Many of Magritte’s paintings employ visual humour, but the jests are often quite discreet. In contrast, Perpetual Motion demonstrates a somewhat slapstick sense of humour.

The strong, masculine figure in the foreground of the painting resembles both a circus strong-man and a primitive caveman.

In one hand, he holds a club-like bone; in the other, he hoists a cartoonish set of weights. Amusingly, One of the weights features a human face and is positioned so that it can serve as his head.

Interestingly, Perpetual Motion isn’t the first Magritte painting to employ this visual joke. Many of his paintings show human bodies merging with or being replaced by inanimate objects.

For example, in 1927, he painted Discovery, which shows a woman whose body is slowly metamorphosing into wood. In The Son of Man, he obscured his subject’s face with a floating apple, effectively replacing the figure’s features with the fruit.

While Magritte could make images like these disturbing, he clearly prefers to deploy them humorously.
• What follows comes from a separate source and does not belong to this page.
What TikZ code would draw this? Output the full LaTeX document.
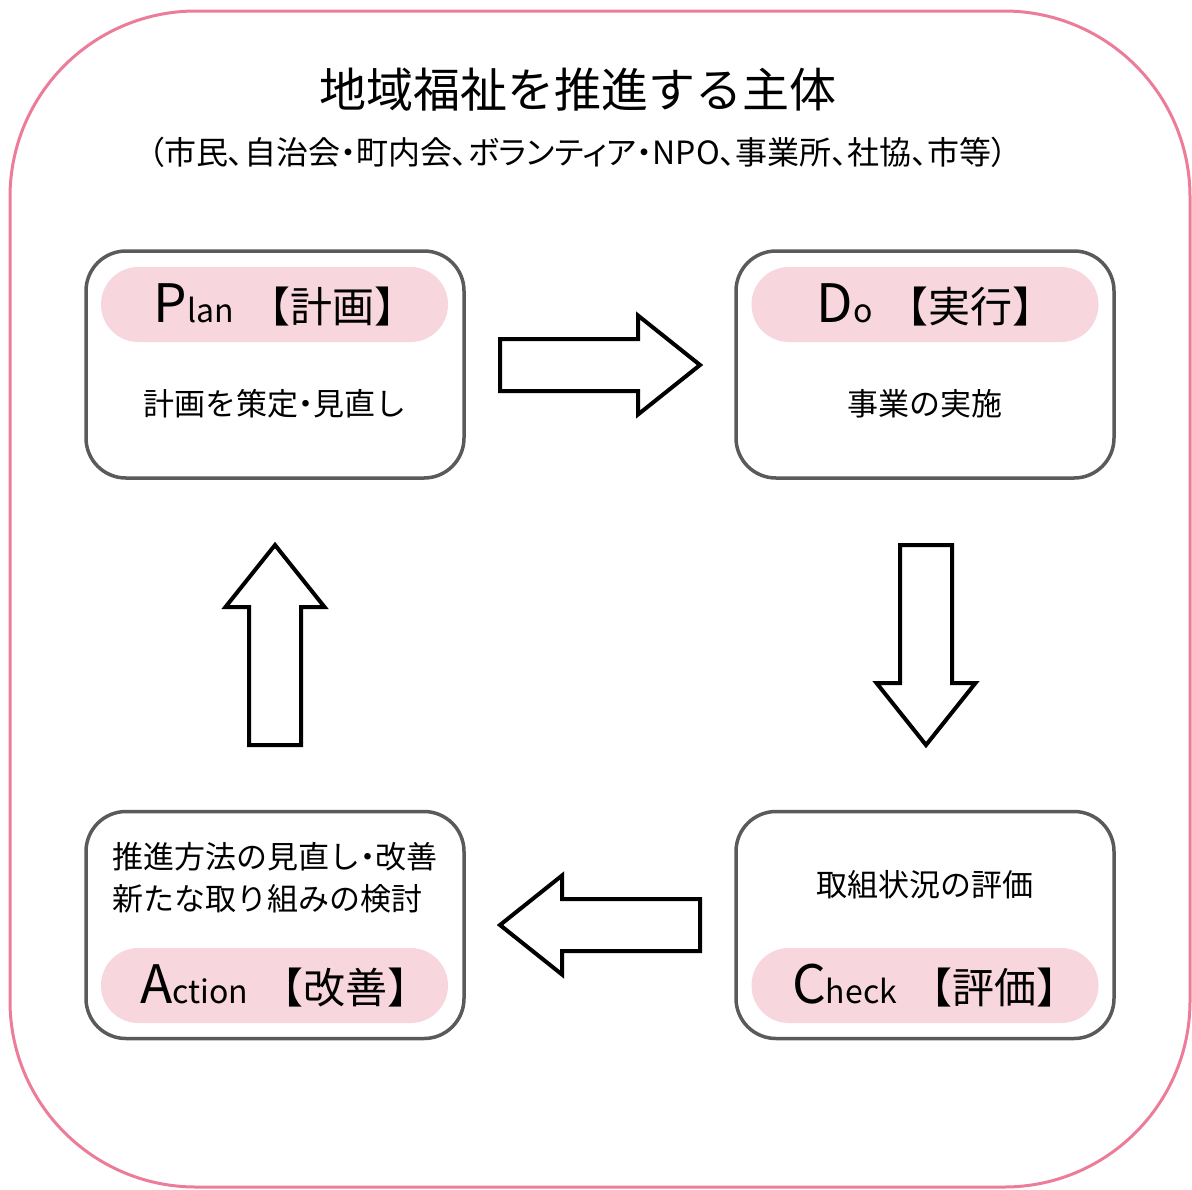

He uses the technique of replacing and merging people with objects to play with the concept of identity, yet he never deprives his figures of a sense of identity or personality.

Perpetual Motion was painted using oils in 1935, after Magritte fully embraced surrealism. However it may owe its existence to the dadaist artistic philosophy that he dabbled with in the 1920s. Dadaism emerged after the First World War and its proponents blamed reason and rationality for the conflict.
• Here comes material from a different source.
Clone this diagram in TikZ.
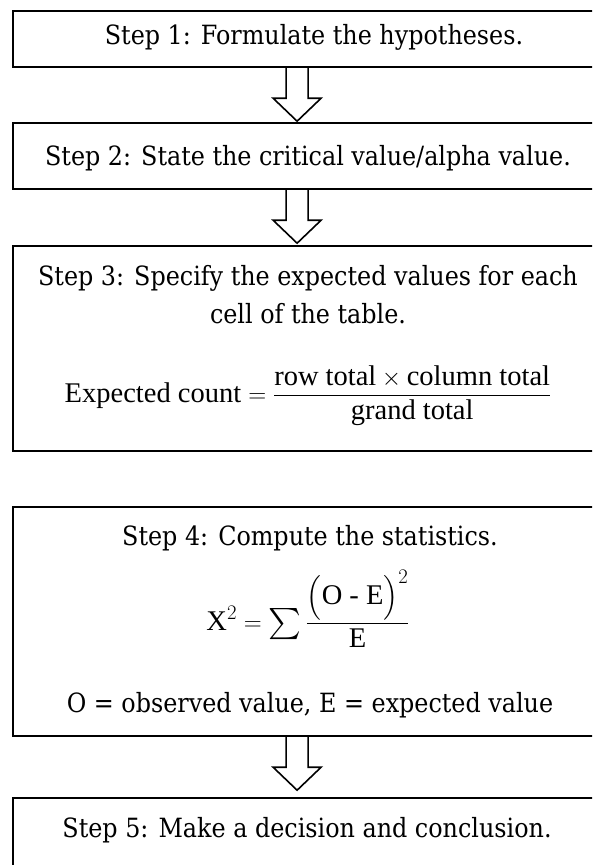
\documentclass[tikz,border=0pt]{standalone}
\usepackage{amsmath}
\usepackage{fontspec}
\setmainfont{DejaVu Serif Condensed}
\newfontfamily\formfont{Liberation Serif}
\usetikzlibrary{calc,positioning}

\tikzset{
  stepbox/.style={draw,line width=2.2pt,minimum width=592pt,anchor=north west,inner sep=0pt},
  steptext/.style={font=\fontsize{26.5}{34}\selectfont,anchor=base,inner sep=0pt},
  formtext/.style={font=\formfont\fontsize{28.5}{34}\selectfont,anchor=base,inner sep=0pt},
  hollow/.style={draw,line width=1.6pt,line join=miter},
}

% a somewhat larger summation sign
\newcommand{\bigsum}{\mathop{\vcenter{\hbox{\scalebox{1.25}{$\sum$}}}}}

% hollow block arrow hanging below a box, pointing at the next one
\newcommand{\blockarrow}[2]{%
  \draw[hollow] ($(#1.south)+(-23,0)$) -- ($(#1.south)+(-23,30)$)
    -- ($(#1.south)+(-36,30)$) -- ($(#1.south)+(-12,53)$) coordinate (#1-#2)
    -- ($(#1.south)+(12,30)$) -- ($(#1.south)+(-1,30)$)
    -- ($(#1.south)+(-1,0)$);
}

\begin{document}
\begin{tikzpicture}[x=1pt,y=-1pt]
\useasboundingbox (0,0) rectangle (592,865);
\clip (0,0) rectangle (592,865);

% boxes
\node[stepbox,minimum height=56pt] (step1) at (12,10) {};
\node[stepbox,minimum height=66pt] (step2) at (12,122) {};
\node[stepbox,minimum height=205pt] (step3) at (12,245) {};
\node[stepbox,minimum height=229pt] (step4) at (12,506) {};
\node[stepbox,minimum height=120pt] (step5) at (12,797) {};

% texts
\node[steptext] (txt1) at (314,44) {Step 1: Formulate the hypotheses.};
\node[steptext] (txt2) at (308,165) {Step 2: State the critical value/alpha value.};
\node[steptext] (txt3) at (308,285) {Step 3: Specify the expected values for each};
\node[steptext] (txt3b) at (308,323) {cell of the table.};
\node[formtext] (form3) at (308,402)
  {Expected count $=\dfrac{\text{row total}\times\text{column total}}{\text{grand total}}$};
\node[steptext] (txt4) at (310,545) {Step 4: Compute the statistics.};
\node[formtext] (form4) at (308,630)
  {$\text{X}^{2}=\bigsum\dfrac{\Bigl(\text{O - E}\Bigr)^{2}}{\text{E}}$};
\node[steptext] (note4) at (310,712) {O = observed value, E = expected value};
\node[steptext] (txt5) at (307,837) {Step 5: Make a decision and conclusion.};

% arrows
\blockarrow{step1}{step2}
\blockarrow{step2}{step3}
\blockarrow{step4}{step5}
\end{tikzpicture}
\end{document}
They believed that capitalist society’s focus on logic had led to an unfeeling attitude that created the conditions necessary for conflict. It’s worth noting that Perpetual Motion’s imagery seems to mock the idea of strength (which could be interpreted as a dadaist attack on the idea of military strength).

The weight-lifting figure is depicted as primitive and his weights (the symbol of his strength) have replaced his head. This may suggest that his ability to think like a human being has been consumed or replaced by the obsession with strength.

Regardless of the painting’s meaning, it is clearly a fine example of surreal imagery and highly-developed symbolism. It also shows Magritte’s artistic influences, making it fascinating for anyone with an interest in his life or career.